What's been less emphasised if that even if the RBNZ hadn't cut short term rates to where it has, the rest of the world's central banks dealt us substantially lower longer-term fixed rate mortgages in any event. And that boost to the demand side of the market isn't going away anytime soon. In the US the Fed is getting close to easing back on the scale of its QE (still buying bonds, but not as many), and the Bank of England and the European Central Bank may start heading the same way later this year or (more likely) next, while Japan looks set to keep its current QE going into the indefinite future. Whatever unwinding of QE that eventually materialises is going to be a slow, careful, gradual, medium-term process. There could well be local five year fixed rate mortgages around the 6% mark for quite a while yet.

There's another element to this imported easy monetary policy. Around the world there's been what the investment professionals have been calling "the hunt for yield" or, in more purple moments, "the craze for yield". The traditional widows-and-orphans assets of money in the bank and government bonds have been yielding little or nothing (indeed, US$9 trillion worth of less than nothing). So even conservative investors have been forced either to swallow the unattractive terms on their usual fare - this week Austria sold €3.5 billion of bonds with a hundred year maturity on a preposterously low 2.1% yield - or instead to head into income-yielding assets like property that offer something better.

The local  investor is making the same calculation. Even at current high prices you can still get a 3.5% to 4.0% rental yield on an Auckland house, according to the (very useful) data compiled by interest.co.nz. It's not what a conservative investor would normally be looking for from an investment property, but it beats the bank deposit and government stock alternatives. In our own little way we've got the same hunt for yield: it's not as extreme as in some places  - as the graph shows, our bond yields haven't dropped to Japanese or Eurozone levels - but it's another part of the picture.

And if you think the link between loose overseas monetary policy and New Zealand house prices sounds like the abstract reasoning only an economist could come up with, then you haven't paid enough attention to the Irish house price boom and bust. Ireland, which had been growing like topsy, was gifted eurozone interest rates that were too low for its circumstances. House prices exploded.

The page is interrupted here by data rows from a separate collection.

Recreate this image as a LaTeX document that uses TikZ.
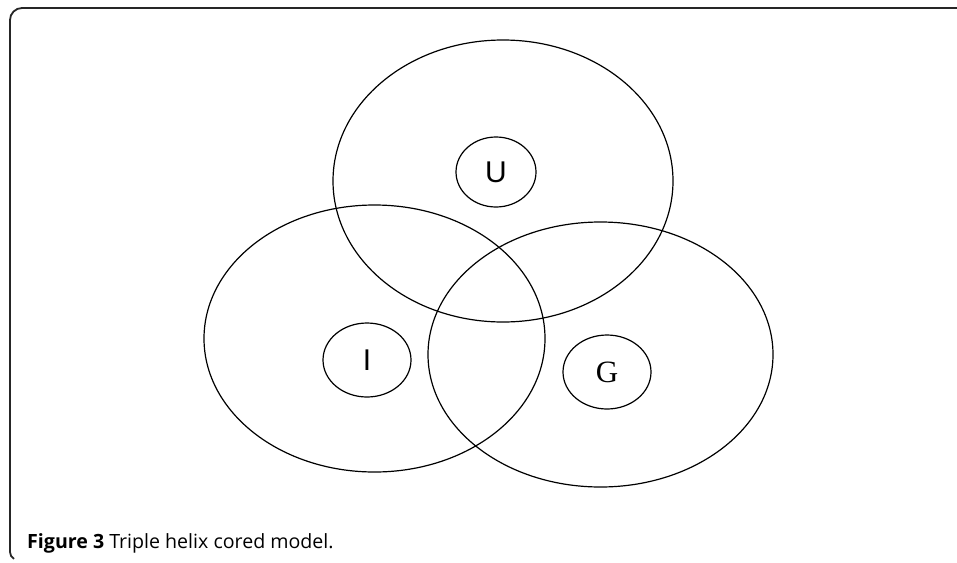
\documentclass[tikz,border=0pt]{standalone}
\usepackage{fontspec}
\setmainfont{Liberation Sans}
\newfontfamily\capfont{Open Sans}
\newfontfamily\serifG{Liberation Serif}
\usetikzlibrary{shapes.geometric}
\tikzset{
  bigcircle/.style={draw=black, line width=1.2pt, ellipse},
  core/.style={draw=black, line width=1.2pt, ellipse, inner sep=0pt, font=\fontsize{30}{30}\selectfont},
  frameline/.style={draw=black!85, line width=1.8pt},
}
\begin{document}
\begin{tikzpicture}[x=1pt, y=-1pt]
\useasboundingbox (0,0) rectangle (957,562);
% frame
\coordinate (ftr) at (957,8);
\draw[frameline] (ftr) -- (22,8) arc[start angle=-90, end angle=-180, radius=12] -- (10,552) arc[start angle=180, end angle=120, radius=8];
% big circles
\draw[bigcircle] (503,181) ellipse [x radius=170, y radius=141];
\draw[bigcircle] (374.5,338.5) ellipse [x radius=170.5, y radius=133.5];
\draw[bigcircle] (600.5,354.5) ellipse [x radius=172.5, y radius=132.5];
% cores
\node[core, minimum width=80pt, minimum height=70pt] (u) at (496,172) {U};
\node[core, minimum width=88pt, minimum height=74pt] (i) at (367,360) {I};
\node[core, minimum width=88pt, minimum height=74pt, font=\serifG\fontsize{31}{31}\selectfont] (g) at (607,372) {G};
% caption
\node[anchor=base west, inner sep=0pt, font=\capfont\fontsize{19.6}{19.6}\selectfont] (cap) at (27,548) {\textbf{Figure 3} Triple helix cored model.};
\end{tikzpicture}
\end{document}
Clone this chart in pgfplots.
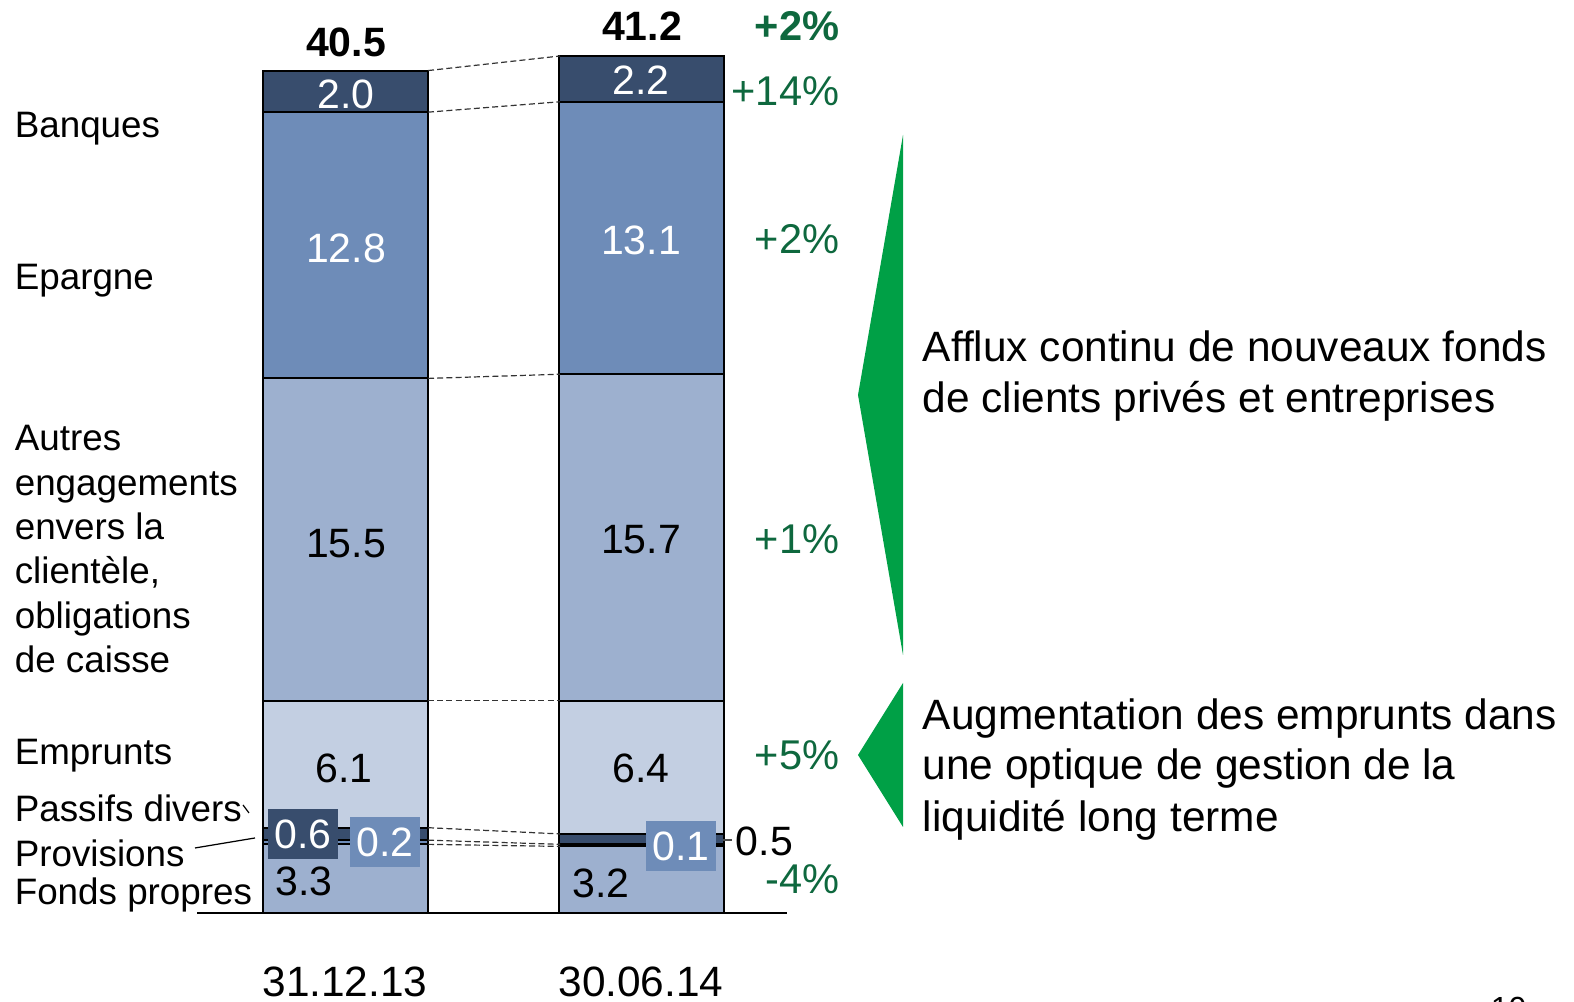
\documentclass[border=0pt]{standalone}
\usepackage{fontspec}
\setmainfont{Liberation Sans}
\usepackage{pgfplots}
\pgfplotsset{compat=1.18}

\definecolor{cDark}{RGB}{56,77,109}
\definecolor{cMid}{RGB}{110,140,184}
\definecolor{cLight}{RGB}{157,176,207}
\definecolor{cPale}{RGB}{195,207,226}
\definecolor{gTxt}{RGB}{14,104,62}
\definecolor{gTri}{RGB}{0,160,70}

% canvas: 1574 x 1002 px, 1 px = 0.25pt; y in data units (20.8 px per unit, base at px 913)
\pgfplotsset{canvas/.style={
    at={(0,0)}, anchor=south west, scale only axis,
    width=393.5pt, height=250.5pt,
    xmin=0, xmax=1574, ymin=-4.279, ymax=43.894,
    hide axis, clip=false},
  conn/.style={black!80, no markers, line width=0.3pt, dash pattern=on 1.5pt off 0.8pt}}

\begin{document}
\begin{tikzpicture}
\path[use as bounding box] (0,0) rectangle (393.5pt,250.5pt);

% stacked bars
\begin{axis}[canvas, ybar stacked, bar width=165,
    every axis plot/.append style={draw=black, line width=0.5pt}]
\addplot[fill=cLight] coordinates {(345.5,3.3) (641.5,3.2)};  % Fonds propres
\addplot[fill=cMid]   coordinates {(345.5,0.2) (641.5,0.1)};  % Provisions
\addplot[fill=cDark]  coordinates {(345.5,0.6) (641.5,0.5)};  % Passifs divers
\addplot[fill=cPale]  coordinates {(345.5,6.1) (641.5,6.4)};  % Emprunts
\addplot[fill=cLight] coordinates {(345.5,15.5) (641.5,15.7)};% Autres engagements
\addplot[fill=cMid]   coordinates {(345.5,12.8) (641.5,13.1)};% Epargne
\addplot[fill=cDark]  coordinates {(345.5,2.0) (641.5,2.2)};  % Banques
\end{axis}

% connectors between cumulative levels + baseline
\begin{axis}[canvas]
\addplot[conn] coordinates {(428,40.5) (560,41.2)};
\addplot[conn] coordinates {(428,38.5) (560,39.0)};
\addplot[conn] coordinates {(428,25.7) (560,25.9)};
\addplot[conn] coordinates {(428,10.2) (560,10.2)};
\addplot[conn] coordinates {(428,4.1) (560,3.8)};
\addplot[conn] coordinates {(428,3.5) (560,3.3)};
\addplot[conn] coordinates {(428,3.3) (560,3.2)};
\addplot[black, no markers, line width=0.5pt] coordinates {(197,0) (787,0)};
\end{axis}

% annotations in pixel coordinates
\begin{scope}[x=0.25pt, y=-0.25pt, shift={(0,250.5pt)}]
\fill[gTri] (903,135) -- (858,395) -- (903,655) -- cycle;
\fill[gTri] (903,683) -- (858,755) -- (903,827) -- cycle;

\begin{scope}[every node/.style={anchor=base west, inner sep=0pt, font=\fontsize{9.2}{11}\selectfont}]
\node at (14,138) {Banques};
\node at (14,290) {Epargne};
\node at (14,451) {Autres};
\node at (14,496) {engagements};
\node at (14,540) {envers la};
\node at (14,584) {clientèle,};
\node at (14,629) {obligations};
\node at (14,673) {de caisse};
\node at (14,765) {Emprunts};
\node at (14,822) {Passifs divers};
\node at (14,867) {Provisions};
\node at (14,905) {Fonds propres};
\end{scope}
\draw[black, line width=0.3pt] (243,805) -- (249,813);
\draw[black, line width=0.3pt] (195,848) -- (255,838);
\draw[black!70, line width=0.4pt] (723,840) -- (732,840);

\begin{scope}[every node/.style={anchor=base west, inner sep=0pt, font=\fontsize{10.6}{12}\selectfont}]
\node at (922,362) {Afflux continu de nouveaux fonds};
\node at (922,413) {de clients privés et entreprises};
\node at (922,730) {Augmentation des emprunts dans};
\node at (922,780) {une optique de gestion de la};
\node at (922,832) {liquidité long terme};
\end{scope}

\begin{scope}[every node/.style={anchor=center, inner sep=0pt, font=\fontsize{10.25}{12}\selectfont}]
\node[white] at (346,94) {2.0};
\node[white] at (346,248) {12.8};
\node at (346,544) {15.5};
\node at (344,768) {6.1};
\node at (304,881) {3.3};
\node[white] at (641,80) {2.2};
\node[white] at (641,240) {13.1};
\node at (641,540) {15.7};
\node at (641,768) {6.4};
\node at (601,883) {3.2};
\node[fill=cDark, text=white, minimum width=17.5pt, minimum height=12.5pt] at (303,834) {0.6};
\node[fill=cMid, text=white, minimum width=17.5pt, minimum height=12.5pt] at (385,842) {0.2};
\node[fill=cMid, text=white, minimum width=17.5pt, minimum height=12.5pt] at (681,846) {0.1};
\node[anchor=west] at (735,841) {0.5};
\node[font=\fontsize{10.25}{12}\selectfont\bfseries] at (346,42) {40.5};
\node[font=\fontsize{10.25}{12}\selectfont\bfseries] at (642,26) {41.2};
\end{scope}

\begin{scope}[every node/.style={anchor=east, inner sep=0pt, text=gTxt, font=\fontsize{10.4}{12}\selectfont}]
\node[font=\fontsize{10.4}{12}\selectfont\bfseries] at (840,26) {+2\%};
\node at (840,91) {+14\%};
\node at (840,239) {+2\%};
\node at (840,539) {+1\%};
\node at (840,755) {+5\%};
\node at (840,879) {-4\%};
\end{scope}

\node[anchor=center, inner sep=0pt, font=\fontsize{10.6}{12}\selectfont] at (345,982) {31.12.13};
\node[anchor=center, inner sep=0pt, font=\fontsize{10.6}{12}\selectfont] at (641,982) {30.06.14};
\node[anchor=base west, inner sep=0pt, font=\fontsize{8}{10}\selectfont] at (1490,1020) {10};
\end{scope}
\end{tikzpicture}
\end{document}
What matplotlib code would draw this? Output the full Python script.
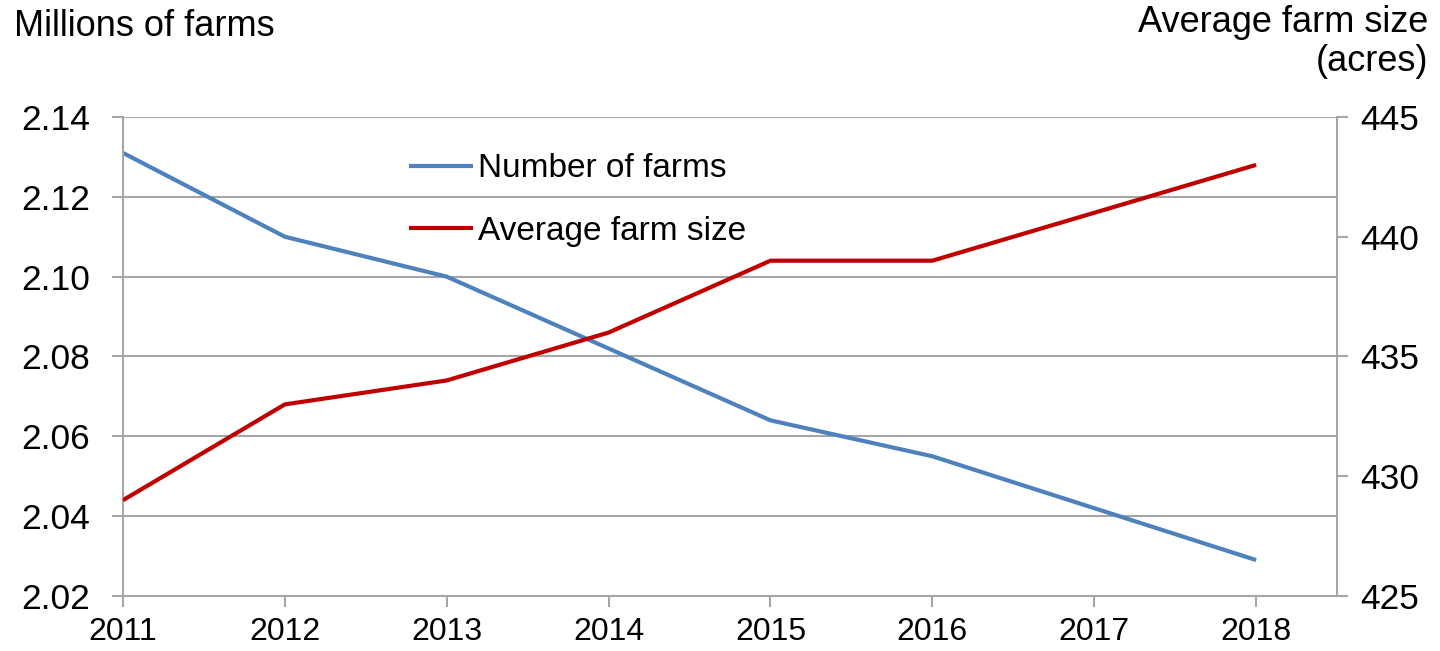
import matplotlib.pyplot as plt

years = [2011, 2012, 2013, 2014, 2015, 2016, 2017, 2018]
farms = [2.131, 2.110, 2.100, 2.082, 2.064, 2.055, 2.042, 2.029]   # millions
avg_size = [429, 433, 434, 436, 439, 439, 441, 443]                 # acres

left_ticks = [2.02, 2.04, 2.06, 2.08, 2.10, 2.12, 2.14]
right_ticks = [425, 430, 435, 440, 445]

plt.rcParams['font.family'] = ['Liberation Sans', 'DejaVu Sans']
grey = '#A6A6A6'
blue = '#4F81BD'
red = '#C00000'

fig = plt.figure(figsize=(14.4, 6.51), dpi=100)
ax = fig.add_axes([0.0854, 0.0845, 0.8431, 0.7358])
ax2 = ax.twinx()

l1, = ax.plot(years, farms, color=blue, lw=3, label='Number of farms', solid_capstyle='butt')
l2, = ax2.plot(years, avg_size, color=red, lw=3, label='Average farm size', solid_capstyle='butt')

ax.set_xlim(2011, 2018.5)
ax.set_ylim(2.02, 2.14)
ax2.set_ylim(425, 445)
ax.set_xticks(years)
ax.set_yticks(left_ticks)
ax.set_yticklabels(['%.2f' % v for v in left_ticks])
ax2.set_yticks(right_ticks)

ax.yaxis.grid(True, color=grey, lw=1.5)
ax.set_axisbelow(True)

for a in (ax, ax2):
    a.spines['top'].set_visible(False)
    for s in ('left', 'right', 'bottom'):
        a.spines[s].set_color(grey)
        a.spines[s].set_linewidth(1.5)
ax.spines['right'].set_visible(False)
ax2.spines['left'].set_visible(False)
ax2.spines['bottom'].set_visible(False)

ax.tick_params(axis='y', length=8, width=1.5, color=grey, pad=16, labelsize=25.5, labelcolor='black')
ax.tick_params(axis='x', length=8, width=1.5, color=grey, pad=7, labelsize=23, labelcolor='black')
ax2.tick_params(axis='y', length=8, width=1.5, color=grey, pad=9, labelsize=25.5, labelcolor='black')

ax2.legend(handles=[l1, l2], loc='center left', bbox_to_anchor=(0.236, 0.826),
           frameon=False, fontsize=24, handlelength=1.9, handletextpad=0.15,
           labelspacing=0.95, borderpad=0, borderaxespad=0)

fig.text(0.010, 0.960, 'Millions of farms', fontsize=26, ha='left', va='center')
fig.text(0.992, 0.992, 'Average farm size\n(acres)', fontsize=26, ha='right', va='top',
         multialignment='right', linespacing=1.15)

fig.savefig('out.png', dpi=100)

Speaking of adding fuel to flames, why would you increase subsidies for first home buyers? As an elementary bit of sketching supply and demand curves on the back of a shopping receipt would show you, the only immediate effect of subsidising the demand for something in fixed supply is to raise its price by the full amount of the subsidy. And it's not only ineffective, it's regressive - a straight transfer from the taxpayer (including all the low earners who pay tax from dollar one) to the house owner. In the longer run, it fattens the margins from housing development, so it could encourage more supply (assuming the binding constraint isn't land-use planning or construction capacity, and it might be), but in the long run we have all joined the bleeding choir invisible, we have snuffed it, we are no more. As a short-term policy it's worse than useless.

But that's this election for you. I'd thought we'd got past the worst of elections as they used to be, but this all-party lollyscramble, with its side dishes of daftness and deceit, is pure 1970s.